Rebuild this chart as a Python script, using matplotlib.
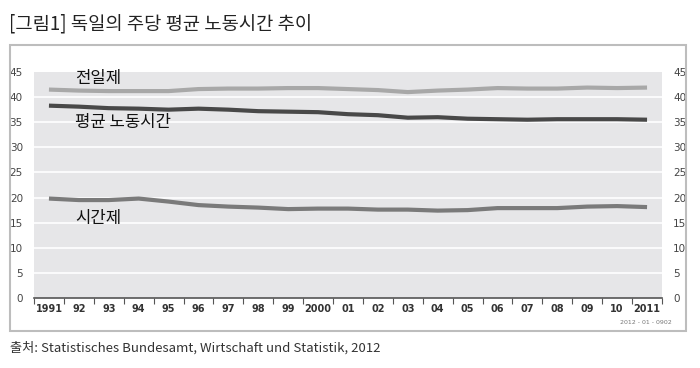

--------------------

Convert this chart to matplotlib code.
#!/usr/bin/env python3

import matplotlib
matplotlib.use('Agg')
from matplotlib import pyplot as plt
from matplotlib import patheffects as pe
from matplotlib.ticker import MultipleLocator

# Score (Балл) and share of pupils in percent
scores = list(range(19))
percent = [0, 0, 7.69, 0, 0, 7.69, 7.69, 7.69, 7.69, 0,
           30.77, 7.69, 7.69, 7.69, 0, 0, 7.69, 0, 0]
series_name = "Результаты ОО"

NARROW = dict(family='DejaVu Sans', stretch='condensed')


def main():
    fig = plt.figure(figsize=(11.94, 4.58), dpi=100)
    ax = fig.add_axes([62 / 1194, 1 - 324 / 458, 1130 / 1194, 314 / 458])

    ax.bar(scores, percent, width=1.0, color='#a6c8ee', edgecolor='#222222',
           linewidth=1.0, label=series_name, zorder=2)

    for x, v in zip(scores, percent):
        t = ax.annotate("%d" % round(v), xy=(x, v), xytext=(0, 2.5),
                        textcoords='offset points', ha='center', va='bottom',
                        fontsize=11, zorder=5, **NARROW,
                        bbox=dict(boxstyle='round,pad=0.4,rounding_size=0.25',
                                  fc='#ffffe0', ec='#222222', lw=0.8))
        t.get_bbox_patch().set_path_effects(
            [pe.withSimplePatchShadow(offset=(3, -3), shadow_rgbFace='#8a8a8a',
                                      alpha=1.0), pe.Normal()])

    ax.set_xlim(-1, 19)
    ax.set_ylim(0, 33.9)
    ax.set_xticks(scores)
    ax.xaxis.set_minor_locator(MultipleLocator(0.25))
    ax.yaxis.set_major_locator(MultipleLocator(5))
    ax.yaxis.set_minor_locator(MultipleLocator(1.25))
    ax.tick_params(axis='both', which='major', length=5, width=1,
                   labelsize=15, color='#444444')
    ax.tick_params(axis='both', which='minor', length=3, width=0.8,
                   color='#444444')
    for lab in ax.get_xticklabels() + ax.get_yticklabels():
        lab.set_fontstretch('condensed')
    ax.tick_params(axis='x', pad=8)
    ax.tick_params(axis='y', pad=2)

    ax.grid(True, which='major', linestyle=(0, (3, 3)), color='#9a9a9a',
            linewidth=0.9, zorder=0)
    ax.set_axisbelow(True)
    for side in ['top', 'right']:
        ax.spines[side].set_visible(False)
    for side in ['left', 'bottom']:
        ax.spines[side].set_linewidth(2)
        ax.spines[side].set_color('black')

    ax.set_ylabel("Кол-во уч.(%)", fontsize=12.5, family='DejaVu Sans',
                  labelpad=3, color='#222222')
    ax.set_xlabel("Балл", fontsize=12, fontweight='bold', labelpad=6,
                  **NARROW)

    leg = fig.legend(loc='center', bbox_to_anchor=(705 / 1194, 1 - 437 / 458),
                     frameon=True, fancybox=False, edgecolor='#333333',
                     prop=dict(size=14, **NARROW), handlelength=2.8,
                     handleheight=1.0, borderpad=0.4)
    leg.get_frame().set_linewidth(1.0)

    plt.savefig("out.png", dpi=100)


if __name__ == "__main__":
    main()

--------------------

▶ [GOAL OF THE EXERCISE] Start with the line that contains "Convert this chart to matplotlib code." and end with the line that contains "alpha=1.0), pe.Normal()])"; give those lines again exactly, and no others.

▶ [ANSWER TO THE TASK]
Convert this chart to matplotlib code.
#!/usr/bin/env python3

import matplotlib
matplotlib.use('Agg')
from matplotlib import pyplot as plt
from matplotlib import patheffects as pe
from matplotlib.ticker import MultipleLocator

# Score (Балл) and share of pupils in percent
scores = list(range(19))
percent = [0, 0, 7.69, 0, 0, 7.69, 7.69, 7.69, 7.69, 0,
           30.77, 7.69, 7.69, 7.69, 0, 0, 7.69, 0, 0]
series_name = "Результаты ОО"

NARROW = dict(family='DejaVu Sans', stretch='condensed')


def main():
    fig = plt.figure(figsize=(11.94, 4.58), dpi=100)
    ax = fig.add_axes([62 / 1194, 1 - 324 / 458, 1130 / 1194, 314 / 458])

    ax.bar(scores, percent, width=1.0, color='#a6c8ee', edgecolor='#222222',
           linewidth=1.0, label=series_name, zorder=2)

    for x, v in zip(scores, percent):
        t = ax.annotate("%d" % round(v), xy=(x, v), xytext=(0, 2.5),
                        textcoords='offset points', ha='center', va='bottom',
                        fontsize=11, zorder=5, **NARROW,
                        bbox=dict(boxstyle='round,pad=0.4,rounding_size=0.25',
                                  fc='#ffffe0', ec='#222222', lw=0.8))
        t.get_bbox_patch().set_path_effects(
            [pe.withSimplePatchShadow(offset=(3, -3), shadow_rgbFace='#8a8a8a',
                                      alpha=1.0), pe.Normal()])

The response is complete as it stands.